FOREX tidbits: economic integration and stability

Economic integration organizations are coalitions of states whose primary purpose, unlike that of international alliances, is economic rather than political. The most successful of these is the European Union, which has made significant strides toward the creation of a more unified, federal type of political entity since its founding in 1957. Some of the most significant steps have occurred recently: the Single European Act went into effect in 1987, and the Maastricht Treaty was implemented in 1993.

The Single European Act officially removed many of the remaining economic barriers to integration, and the Maastricht Treaty called for all members of the EU to use a common currency and to move toward coordination of defense and foreign policies, as well as legal processes within their countries. The struggle to establish the common currency, the EMU, has involved stringent austerity measures and budget reductions at a time when unemployment is a serious problem in virtually all the member states. Movement toward a common defense and foreign policies has been slow, and complicated by the desire to add new members in the Central and Eastern Europe. Still, there is apparently serious talk about removing border controls among the member states, and it is widely believed that including East-Central Europe in the EU constitutes a more effective strategy for integration, and one that will be less objectionable to Russian, than including it in NATO.

Economic integration efforts involving developing countries have persisted ever since the 1960s. Those efforts have foundered repeatedly, primarily because poorer nations involved in those organizations perceive that they receive a smaller share of the benefits of integration than the richer states. NAFTA aims to integrate two relatively wealthy nations, the United States and Canda, with the developing state of Mexico. However, the advent of BAFTA in 1994 coincided with economic crisis in Mexico, which some see as evidence of economic mismanagement by the Mexican government and others as evidence of NAFTA's undesirable economic impact.

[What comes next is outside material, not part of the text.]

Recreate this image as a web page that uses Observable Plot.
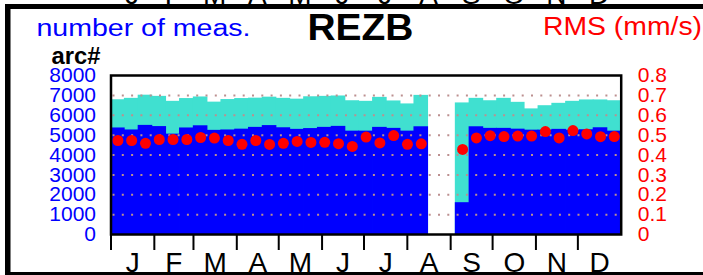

Mexico's economic performance in the aggregate has improved in recent years, and trade among NAFTA's members has increased. Additional Latin America state, such as Chile, have expressed an interest in joining NAFTA. But Chile has recently become a member of Mercosur, an economic integration organization led by Brazil, now the apparent leader of economic integration efforts in that region.

Additional economic integration organizations are active in Latin America, as well as Africa, the middle East and Asia. In short, economic integration as part of an economic development strategy continues to appeal to many developing countries, despite all the problems such organizations have faced in recent history.